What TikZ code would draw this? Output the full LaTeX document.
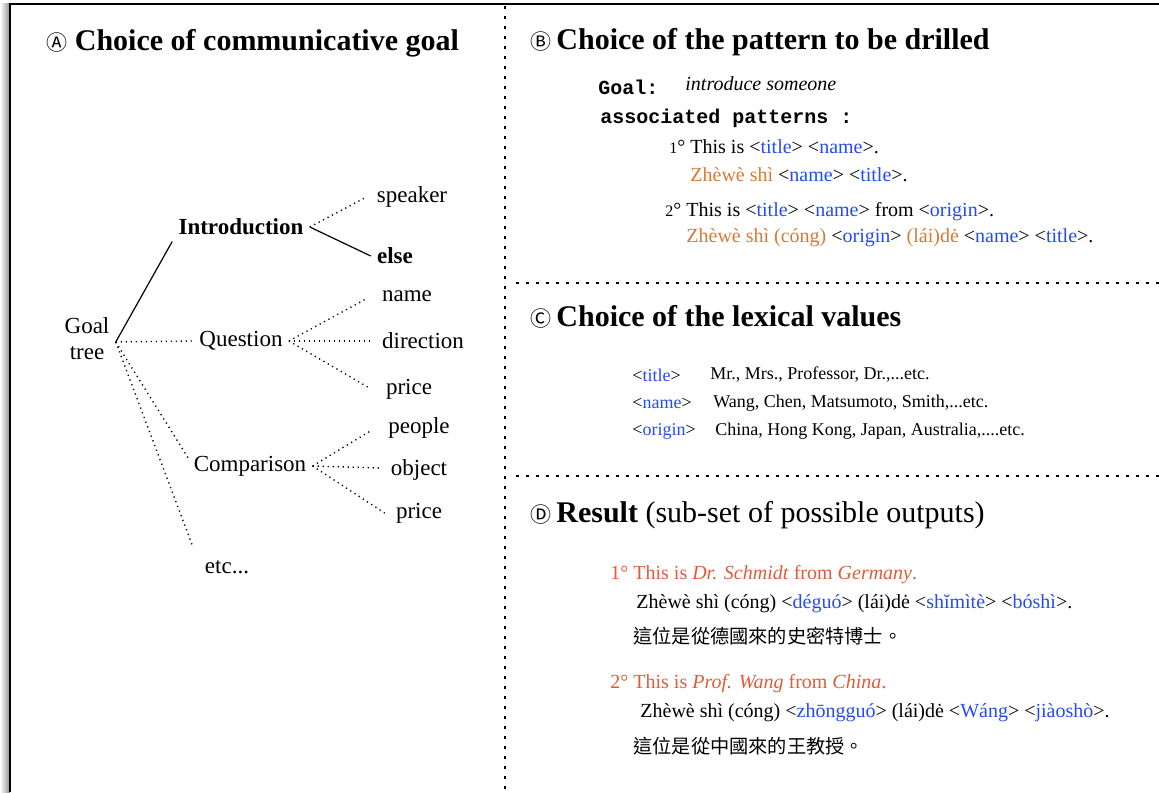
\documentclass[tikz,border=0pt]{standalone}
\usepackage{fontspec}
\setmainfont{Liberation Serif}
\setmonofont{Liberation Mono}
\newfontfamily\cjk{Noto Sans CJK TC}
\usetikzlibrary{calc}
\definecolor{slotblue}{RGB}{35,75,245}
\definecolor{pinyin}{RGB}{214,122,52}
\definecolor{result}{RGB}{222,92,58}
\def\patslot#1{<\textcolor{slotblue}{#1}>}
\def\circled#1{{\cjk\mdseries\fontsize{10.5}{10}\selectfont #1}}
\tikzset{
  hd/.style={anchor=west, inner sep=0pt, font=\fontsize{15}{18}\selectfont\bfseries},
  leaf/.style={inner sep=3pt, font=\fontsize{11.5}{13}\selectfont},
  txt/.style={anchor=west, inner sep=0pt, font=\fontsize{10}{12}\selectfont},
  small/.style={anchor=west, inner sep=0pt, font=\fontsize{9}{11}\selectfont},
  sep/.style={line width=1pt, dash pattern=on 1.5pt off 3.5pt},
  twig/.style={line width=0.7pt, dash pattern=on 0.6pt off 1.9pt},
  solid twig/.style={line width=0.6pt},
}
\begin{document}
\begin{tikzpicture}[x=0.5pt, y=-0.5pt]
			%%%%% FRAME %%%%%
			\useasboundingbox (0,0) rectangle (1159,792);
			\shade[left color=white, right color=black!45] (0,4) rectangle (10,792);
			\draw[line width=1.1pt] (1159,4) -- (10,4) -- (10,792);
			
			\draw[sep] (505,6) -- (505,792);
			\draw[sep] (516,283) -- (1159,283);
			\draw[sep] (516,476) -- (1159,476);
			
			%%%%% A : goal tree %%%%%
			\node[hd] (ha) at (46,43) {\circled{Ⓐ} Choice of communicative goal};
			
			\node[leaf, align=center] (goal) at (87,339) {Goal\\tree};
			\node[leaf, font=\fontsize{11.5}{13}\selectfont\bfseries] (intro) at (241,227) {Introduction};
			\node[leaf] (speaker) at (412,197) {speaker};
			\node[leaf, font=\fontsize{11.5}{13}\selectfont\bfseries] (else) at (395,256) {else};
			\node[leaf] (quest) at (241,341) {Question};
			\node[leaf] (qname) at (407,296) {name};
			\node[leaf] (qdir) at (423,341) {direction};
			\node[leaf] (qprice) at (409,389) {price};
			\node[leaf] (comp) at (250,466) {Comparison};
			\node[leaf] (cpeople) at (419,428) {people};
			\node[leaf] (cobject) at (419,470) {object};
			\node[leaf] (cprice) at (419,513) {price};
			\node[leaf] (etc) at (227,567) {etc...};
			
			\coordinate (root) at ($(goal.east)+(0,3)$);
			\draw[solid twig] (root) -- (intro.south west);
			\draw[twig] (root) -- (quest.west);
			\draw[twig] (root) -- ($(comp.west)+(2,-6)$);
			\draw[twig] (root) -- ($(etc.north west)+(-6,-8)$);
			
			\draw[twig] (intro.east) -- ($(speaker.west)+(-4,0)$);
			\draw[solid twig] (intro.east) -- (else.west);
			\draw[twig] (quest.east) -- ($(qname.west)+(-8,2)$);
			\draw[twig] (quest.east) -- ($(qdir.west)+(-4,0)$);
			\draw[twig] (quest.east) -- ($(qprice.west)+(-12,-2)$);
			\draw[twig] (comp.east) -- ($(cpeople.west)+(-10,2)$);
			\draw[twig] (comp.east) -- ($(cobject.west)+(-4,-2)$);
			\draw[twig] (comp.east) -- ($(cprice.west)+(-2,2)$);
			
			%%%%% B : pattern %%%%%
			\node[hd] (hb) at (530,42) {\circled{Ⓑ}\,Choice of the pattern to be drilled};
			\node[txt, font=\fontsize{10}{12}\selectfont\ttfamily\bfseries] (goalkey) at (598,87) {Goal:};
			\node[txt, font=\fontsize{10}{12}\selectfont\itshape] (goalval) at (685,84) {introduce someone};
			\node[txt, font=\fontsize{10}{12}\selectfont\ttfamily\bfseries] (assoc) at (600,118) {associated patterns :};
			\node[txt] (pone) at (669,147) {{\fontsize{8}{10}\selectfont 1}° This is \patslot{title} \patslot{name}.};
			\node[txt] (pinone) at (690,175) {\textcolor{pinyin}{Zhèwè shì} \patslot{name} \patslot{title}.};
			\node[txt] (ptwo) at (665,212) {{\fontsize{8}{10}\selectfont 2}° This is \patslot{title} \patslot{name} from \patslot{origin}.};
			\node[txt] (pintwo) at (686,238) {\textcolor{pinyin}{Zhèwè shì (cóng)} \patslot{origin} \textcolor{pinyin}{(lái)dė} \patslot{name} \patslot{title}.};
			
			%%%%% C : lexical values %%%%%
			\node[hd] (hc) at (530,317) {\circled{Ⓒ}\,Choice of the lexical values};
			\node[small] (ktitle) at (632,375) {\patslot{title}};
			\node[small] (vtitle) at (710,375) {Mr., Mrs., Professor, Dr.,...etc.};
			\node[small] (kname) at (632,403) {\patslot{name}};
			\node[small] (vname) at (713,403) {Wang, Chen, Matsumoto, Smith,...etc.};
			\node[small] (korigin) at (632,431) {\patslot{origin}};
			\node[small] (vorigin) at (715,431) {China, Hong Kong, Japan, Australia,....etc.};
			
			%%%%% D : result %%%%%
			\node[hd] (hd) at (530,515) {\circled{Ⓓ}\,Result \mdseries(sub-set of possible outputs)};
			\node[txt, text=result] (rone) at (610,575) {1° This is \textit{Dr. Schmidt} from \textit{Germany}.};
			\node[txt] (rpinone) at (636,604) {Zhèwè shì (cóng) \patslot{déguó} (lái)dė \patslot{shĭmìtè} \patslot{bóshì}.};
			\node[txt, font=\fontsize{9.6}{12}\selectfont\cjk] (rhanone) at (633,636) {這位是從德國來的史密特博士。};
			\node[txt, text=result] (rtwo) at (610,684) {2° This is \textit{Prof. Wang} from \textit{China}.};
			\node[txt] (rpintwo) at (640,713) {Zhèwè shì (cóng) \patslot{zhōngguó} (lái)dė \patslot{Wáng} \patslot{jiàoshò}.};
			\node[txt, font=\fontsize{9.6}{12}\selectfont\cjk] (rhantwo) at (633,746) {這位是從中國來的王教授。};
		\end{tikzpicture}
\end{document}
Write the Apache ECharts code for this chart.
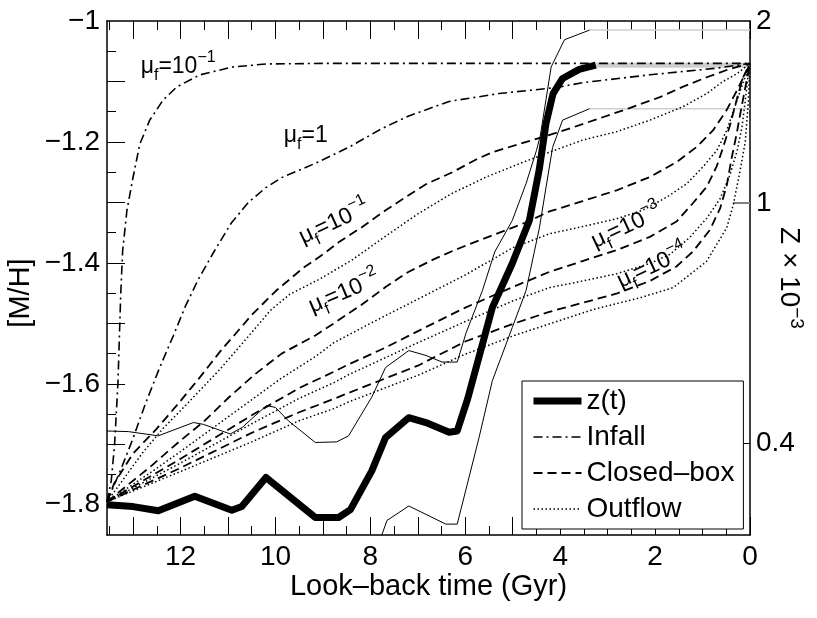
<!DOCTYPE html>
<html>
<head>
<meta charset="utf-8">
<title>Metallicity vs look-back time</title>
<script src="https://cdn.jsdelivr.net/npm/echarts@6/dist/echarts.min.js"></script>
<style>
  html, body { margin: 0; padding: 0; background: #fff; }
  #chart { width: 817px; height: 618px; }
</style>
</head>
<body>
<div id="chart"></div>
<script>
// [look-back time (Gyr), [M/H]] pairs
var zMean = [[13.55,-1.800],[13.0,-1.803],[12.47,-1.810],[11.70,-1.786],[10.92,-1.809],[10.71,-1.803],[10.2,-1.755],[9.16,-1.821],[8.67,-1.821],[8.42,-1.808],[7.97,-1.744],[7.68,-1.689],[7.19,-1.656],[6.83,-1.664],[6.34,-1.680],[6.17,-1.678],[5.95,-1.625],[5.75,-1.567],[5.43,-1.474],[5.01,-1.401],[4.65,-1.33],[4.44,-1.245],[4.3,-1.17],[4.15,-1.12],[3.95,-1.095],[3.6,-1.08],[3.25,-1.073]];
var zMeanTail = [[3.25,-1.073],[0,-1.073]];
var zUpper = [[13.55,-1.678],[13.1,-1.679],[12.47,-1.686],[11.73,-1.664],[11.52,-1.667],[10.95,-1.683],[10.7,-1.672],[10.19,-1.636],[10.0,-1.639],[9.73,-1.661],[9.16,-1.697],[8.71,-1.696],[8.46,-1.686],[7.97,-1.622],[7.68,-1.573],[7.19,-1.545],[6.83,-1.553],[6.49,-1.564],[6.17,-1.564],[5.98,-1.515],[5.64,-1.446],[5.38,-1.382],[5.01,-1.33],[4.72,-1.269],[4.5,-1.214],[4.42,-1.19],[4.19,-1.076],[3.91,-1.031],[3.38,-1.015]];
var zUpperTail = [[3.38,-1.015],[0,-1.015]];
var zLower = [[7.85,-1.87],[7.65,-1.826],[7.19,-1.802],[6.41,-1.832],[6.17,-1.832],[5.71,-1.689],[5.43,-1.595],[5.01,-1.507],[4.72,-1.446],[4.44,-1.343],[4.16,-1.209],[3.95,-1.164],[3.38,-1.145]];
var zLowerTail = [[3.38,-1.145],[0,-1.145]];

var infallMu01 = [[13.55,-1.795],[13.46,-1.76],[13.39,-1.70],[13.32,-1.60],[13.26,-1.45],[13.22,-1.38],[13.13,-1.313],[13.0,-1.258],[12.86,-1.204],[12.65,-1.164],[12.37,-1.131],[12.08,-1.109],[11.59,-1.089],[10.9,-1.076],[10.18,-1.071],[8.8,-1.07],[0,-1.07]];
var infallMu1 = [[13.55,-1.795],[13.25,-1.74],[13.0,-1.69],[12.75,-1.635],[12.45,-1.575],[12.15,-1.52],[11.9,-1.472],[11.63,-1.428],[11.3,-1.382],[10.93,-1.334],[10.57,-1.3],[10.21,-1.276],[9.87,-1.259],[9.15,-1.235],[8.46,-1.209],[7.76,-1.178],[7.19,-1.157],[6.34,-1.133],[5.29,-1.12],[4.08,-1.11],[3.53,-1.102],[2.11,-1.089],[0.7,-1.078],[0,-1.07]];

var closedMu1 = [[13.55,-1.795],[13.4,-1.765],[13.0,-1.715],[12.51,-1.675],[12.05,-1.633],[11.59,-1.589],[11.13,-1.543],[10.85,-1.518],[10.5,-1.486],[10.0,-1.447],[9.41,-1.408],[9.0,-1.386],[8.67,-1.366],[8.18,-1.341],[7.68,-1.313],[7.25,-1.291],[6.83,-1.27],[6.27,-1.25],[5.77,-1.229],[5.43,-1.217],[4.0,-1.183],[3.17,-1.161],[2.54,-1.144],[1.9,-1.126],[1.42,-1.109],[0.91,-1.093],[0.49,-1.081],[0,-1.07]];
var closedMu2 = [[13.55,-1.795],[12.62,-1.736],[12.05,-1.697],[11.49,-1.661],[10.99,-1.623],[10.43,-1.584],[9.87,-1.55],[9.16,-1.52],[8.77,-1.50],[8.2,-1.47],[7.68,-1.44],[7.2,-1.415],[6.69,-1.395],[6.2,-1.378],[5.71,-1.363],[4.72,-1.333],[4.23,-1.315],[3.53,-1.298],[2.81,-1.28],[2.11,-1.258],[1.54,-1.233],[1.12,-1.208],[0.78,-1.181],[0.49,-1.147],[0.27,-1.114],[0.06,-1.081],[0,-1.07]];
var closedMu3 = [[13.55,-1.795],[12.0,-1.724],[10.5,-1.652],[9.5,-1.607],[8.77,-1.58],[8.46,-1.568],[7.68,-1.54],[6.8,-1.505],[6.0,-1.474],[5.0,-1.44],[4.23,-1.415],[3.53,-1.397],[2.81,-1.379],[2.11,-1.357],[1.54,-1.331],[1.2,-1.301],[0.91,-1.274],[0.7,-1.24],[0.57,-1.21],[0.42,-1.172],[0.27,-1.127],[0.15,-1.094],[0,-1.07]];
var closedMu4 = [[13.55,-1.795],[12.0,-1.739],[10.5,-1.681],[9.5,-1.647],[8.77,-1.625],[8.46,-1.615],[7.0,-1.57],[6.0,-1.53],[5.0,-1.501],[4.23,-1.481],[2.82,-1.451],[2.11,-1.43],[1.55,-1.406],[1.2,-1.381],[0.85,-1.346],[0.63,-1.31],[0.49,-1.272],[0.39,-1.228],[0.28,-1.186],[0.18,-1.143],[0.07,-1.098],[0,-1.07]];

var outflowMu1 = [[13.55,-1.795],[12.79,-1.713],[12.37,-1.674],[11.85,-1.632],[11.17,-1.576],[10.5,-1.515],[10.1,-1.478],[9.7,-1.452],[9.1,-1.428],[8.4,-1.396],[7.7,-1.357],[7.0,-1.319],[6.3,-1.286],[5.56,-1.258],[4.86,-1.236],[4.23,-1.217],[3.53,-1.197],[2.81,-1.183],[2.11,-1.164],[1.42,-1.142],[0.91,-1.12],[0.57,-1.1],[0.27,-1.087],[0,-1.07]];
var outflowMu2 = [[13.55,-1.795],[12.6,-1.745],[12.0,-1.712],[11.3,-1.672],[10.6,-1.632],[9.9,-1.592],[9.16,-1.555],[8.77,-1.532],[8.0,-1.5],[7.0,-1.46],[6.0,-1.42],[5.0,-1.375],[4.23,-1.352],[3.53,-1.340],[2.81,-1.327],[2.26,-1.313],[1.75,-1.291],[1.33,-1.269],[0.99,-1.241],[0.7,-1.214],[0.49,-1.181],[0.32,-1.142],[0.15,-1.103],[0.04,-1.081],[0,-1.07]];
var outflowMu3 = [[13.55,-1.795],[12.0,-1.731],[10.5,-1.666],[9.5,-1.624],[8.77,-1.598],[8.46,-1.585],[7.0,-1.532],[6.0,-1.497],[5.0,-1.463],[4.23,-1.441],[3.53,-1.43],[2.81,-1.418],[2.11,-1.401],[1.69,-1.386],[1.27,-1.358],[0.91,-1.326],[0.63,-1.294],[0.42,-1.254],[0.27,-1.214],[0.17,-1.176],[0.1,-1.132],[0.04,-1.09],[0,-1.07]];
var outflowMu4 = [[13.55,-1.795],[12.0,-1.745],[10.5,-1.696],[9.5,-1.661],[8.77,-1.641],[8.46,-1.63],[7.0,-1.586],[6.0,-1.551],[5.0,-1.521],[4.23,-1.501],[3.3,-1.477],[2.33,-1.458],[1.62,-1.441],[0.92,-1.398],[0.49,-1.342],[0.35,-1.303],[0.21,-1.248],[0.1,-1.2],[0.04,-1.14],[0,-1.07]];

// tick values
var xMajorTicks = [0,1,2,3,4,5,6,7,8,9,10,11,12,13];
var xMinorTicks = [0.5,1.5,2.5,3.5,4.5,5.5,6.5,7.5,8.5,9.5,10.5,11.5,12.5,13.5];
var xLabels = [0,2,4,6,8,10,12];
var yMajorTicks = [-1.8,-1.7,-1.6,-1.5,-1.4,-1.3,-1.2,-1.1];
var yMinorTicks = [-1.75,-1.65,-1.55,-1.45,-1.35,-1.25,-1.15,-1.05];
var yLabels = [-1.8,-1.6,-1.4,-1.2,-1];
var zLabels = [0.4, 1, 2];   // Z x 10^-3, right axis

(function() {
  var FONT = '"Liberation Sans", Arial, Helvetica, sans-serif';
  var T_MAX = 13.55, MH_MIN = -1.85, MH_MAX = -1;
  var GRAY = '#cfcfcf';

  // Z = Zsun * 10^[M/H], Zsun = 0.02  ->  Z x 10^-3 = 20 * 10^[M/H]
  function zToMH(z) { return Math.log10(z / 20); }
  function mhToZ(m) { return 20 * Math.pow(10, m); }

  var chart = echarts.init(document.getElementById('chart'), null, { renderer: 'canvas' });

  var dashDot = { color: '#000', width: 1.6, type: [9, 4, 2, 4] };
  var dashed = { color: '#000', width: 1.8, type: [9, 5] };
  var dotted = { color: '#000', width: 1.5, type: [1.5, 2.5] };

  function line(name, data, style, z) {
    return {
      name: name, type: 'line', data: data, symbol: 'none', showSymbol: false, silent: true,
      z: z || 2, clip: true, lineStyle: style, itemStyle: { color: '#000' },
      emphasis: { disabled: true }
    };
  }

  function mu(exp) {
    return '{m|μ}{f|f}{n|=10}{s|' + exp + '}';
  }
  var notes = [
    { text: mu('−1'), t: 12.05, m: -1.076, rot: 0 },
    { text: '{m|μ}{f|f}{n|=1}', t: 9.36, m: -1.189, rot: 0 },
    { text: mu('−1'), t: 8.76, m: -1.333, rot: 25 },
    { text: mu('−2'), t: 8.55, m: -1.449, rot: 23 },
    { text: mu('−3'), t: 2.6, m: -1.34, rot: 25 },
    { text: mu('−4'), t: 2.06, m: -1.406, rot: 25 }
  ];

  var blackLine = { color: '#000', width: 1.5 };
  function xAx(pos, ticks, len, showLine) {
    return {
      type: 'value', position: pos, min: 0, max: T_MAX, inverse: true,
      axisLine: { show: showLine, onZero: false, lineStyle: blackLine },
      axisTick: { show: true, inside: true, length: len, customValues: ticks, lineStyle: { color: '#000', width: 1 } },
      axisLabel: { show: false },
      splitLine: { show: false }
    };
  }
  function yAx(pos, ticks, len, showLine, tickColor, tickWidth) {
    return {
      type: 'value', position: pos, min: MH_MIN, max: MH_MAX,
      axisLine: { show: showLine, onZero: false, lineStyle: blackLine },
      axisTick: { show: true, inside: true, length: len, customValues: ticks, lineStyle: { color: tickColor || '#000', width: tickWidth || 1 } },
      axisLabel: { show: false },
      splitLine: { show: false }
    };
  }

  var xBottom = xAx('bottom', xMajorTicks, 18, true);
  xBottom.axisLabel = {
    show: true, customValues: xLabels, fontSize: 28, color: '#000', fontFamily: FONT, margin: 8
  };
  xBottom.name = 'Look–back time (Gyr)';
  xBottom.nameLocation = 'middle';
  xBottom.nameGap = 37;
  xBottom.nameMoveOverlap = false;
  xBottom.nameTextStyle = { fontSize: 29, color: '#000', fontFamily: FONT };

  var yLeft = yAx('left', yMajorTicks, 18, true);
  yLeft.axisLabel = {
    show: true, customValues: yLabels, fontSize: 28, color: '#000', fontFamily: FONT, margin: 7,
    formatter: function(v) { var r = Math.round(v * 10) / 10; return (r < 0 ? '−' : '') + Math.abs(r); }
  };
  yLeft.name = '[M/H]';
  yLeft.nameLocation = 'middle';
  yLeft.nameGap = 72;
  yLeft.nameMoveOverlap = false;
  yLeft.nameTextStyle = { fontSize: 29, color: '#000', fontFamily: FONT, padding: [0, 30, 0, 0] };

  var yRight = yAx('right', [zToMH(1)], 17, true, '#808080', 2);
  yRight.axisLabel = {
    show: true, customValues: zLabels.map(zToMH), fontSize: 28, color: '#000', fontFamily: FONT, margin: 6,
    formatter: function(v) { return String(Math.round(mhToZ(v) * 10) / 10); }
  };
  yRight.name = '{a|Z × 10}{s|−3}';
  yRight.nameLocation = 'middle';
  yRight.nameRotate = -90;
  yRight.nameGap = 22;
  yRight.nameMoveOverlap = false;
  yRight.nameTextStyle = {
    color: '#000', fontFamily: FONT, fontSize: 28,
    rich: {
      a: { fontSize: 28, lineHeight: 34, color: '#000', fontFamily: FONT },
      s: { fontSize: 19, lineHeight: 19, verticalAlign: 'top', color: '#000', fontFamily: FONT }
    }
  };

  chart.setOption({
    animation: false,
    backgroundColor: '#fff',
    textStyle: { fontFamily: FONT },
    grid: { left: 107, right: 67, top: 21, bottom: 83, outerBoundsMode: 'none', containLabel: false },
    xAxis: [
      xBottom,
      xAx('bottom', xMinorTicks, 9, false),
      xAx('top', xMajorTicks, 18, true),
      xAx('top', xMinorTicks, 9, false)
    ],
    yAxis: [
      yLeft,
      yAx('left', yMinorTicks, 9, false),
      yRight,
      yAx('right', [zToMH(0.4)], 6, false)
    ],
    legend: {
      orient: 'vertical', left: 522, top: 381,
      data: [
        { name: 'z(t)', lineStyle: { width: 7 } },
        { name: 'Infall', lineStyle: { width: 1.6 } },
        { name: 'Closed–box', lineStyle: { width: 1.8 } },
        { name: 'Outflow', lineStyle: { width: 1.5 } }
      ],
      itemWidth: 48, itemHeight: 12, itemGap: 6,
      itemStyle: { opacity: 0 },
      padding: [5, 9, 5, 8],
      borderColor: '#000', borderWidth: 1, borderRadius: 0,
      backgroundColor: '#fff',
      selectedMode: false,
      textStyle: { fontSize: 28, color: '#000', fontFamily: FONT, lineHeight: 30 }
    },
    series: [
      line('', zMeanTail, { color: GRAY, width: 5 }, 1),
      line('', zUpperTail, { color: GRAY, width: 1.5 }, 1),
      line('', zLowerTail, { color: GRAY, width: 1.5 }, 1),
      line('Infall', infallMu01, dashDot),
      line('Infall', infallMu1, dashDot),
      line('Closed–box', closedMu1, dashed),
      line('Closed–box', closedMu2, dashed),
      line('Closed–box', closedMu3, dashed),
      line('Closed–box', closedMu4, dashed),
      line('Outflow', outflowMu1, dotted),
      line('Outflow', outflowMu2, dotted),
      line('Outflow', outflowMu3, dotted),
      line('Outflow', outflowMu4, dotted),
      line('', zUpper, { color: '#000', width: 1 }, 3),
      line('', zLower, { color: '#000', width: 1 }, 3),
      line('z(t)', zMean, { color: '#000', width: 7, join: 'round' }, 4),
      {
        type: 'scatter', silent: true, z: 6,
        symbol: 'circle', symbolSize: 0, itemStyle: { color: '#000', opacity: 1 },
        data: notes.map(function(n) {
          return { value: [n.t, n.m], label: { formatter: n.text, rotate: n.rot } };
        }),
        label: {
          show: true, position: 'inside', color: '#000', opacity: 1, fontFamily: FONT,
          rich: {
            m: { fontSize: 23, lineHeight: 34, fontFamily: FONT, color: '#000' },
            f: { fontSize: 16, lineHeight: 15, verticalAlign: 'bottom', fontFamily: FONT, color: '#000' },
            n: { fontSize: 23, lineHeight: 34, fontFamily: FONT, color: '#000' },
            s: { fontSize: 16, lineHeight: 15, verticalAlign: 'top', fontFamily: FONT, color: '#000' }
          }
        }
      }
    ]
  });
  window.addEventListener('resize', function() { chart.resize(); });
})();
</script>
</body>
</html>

PROBLEM STATEMENT >> Your answer should be a single number: the count of lines in the listing that contain the word "code".

FINISHED EXERCISE >> 2